■ Exercise requirements
Search the records for the word "this" and report each line that has it.

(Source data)
= = = = = = =
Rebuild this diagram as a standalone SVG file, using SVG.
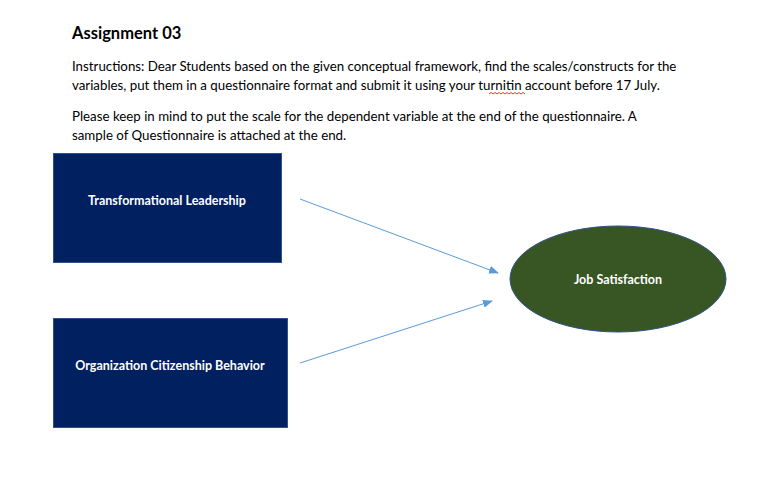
<svg xmlns="http://www.w3.org/2000/svg" width="782" height="487" viewBox="0 0 782 487">
<style>
text{font-family:Lato,"Open Sans","Liberation Sans",sans-serif}
.b{font-size:13.3px;fill:#000}
.n{font-size:12.5px;font-weight:bold;fill:#fff}
.box{fill:#002060;stroke:#2f528f;stroke-width:1}
.c{stroke:#5b9bd5;stroke-width:1;fill:none;marker-end:url(#ah)}
</style>
<defs><marker id="ah" markerWidth="10" markerHeight="8" refX="9" refY="4" orient="auto" markerUnits="userSpaceOnUse"><path d="M0,0 L10,4 L0,8 z" fill="#5b9bd5"/></marker></defs>
<rect width="782" height="487" fill="#fff"/>
<text x="72" y="39" style="font-size:16.5px;font-weight:bold">Assignment 03</text>
<text class="b" x="72" y="71">Instructions: Dear Students based on the given conceptual framework, find the scales/constructs for the</text>
<text class="b" x="72" y="90">variables, put them in a questionnaire format and submit it using your turnitin account before 17 July.</text>
<path d="M489,94 l2,-1.5 2,1.5 2,-1.5 2,1.5 2,-1.5 2,1.5 2,-1.5 2,1.5 2,-1.5 2,1.5 2,-1.5 2,1.5 2,-1.5 2,1.5 2,-1.5 2,1.5 2,-1.5 2,1.5" stroke="#e00" stroke-width="0.8" fill="none"/>
<text class="b" x="72" y="121">Please keep in mind to put the scale for the dependent variable at the end of the questionnaire. A</text>
<text class="b" x="72" y="140">sample of Questionnaire is attached at the end.</text>
<g id="tl"><rect class="box" x="53.5" y="153.5" width="228" height="109"/><text class="n" x="167" y="205" text-anchor="middle">Transformational Leadership</text></g>
<g id="ocb"><rect class="box" x="53.5" y="318.5" width="234" height="109"/><text class="n" x="170" y="370" text-anchor="middle">Organization Citizenship Behavior</text></g>
<g id="js"><ellipse cx="618" cy="279" rx="108" ry="53" fill="#375623" stroke="#2f528f"/><text class="n" x="618" y="284" text-anchor="middle">Job Satisfaction</text></g>
<g id="connectors"><line class="c" x1="300" y1="199" x2="498" y2="273"/><line class="c" x1="300" y1="363" x2="492" y2="301"/></g>
</svg>
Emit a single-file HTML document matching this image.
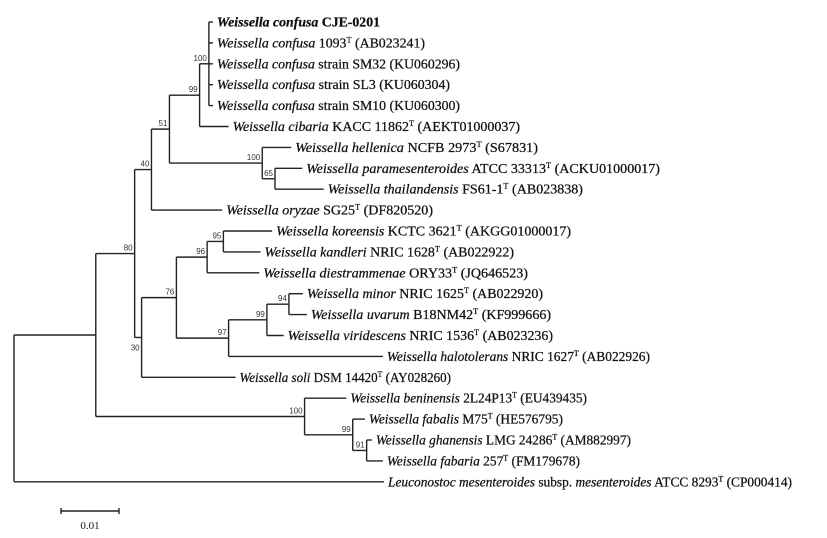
= = = = = = =
■ Answer to the problem
Rebuild this diagram as a standalone SVG file, using SVG.
Emit a single-file HTML document matching this image.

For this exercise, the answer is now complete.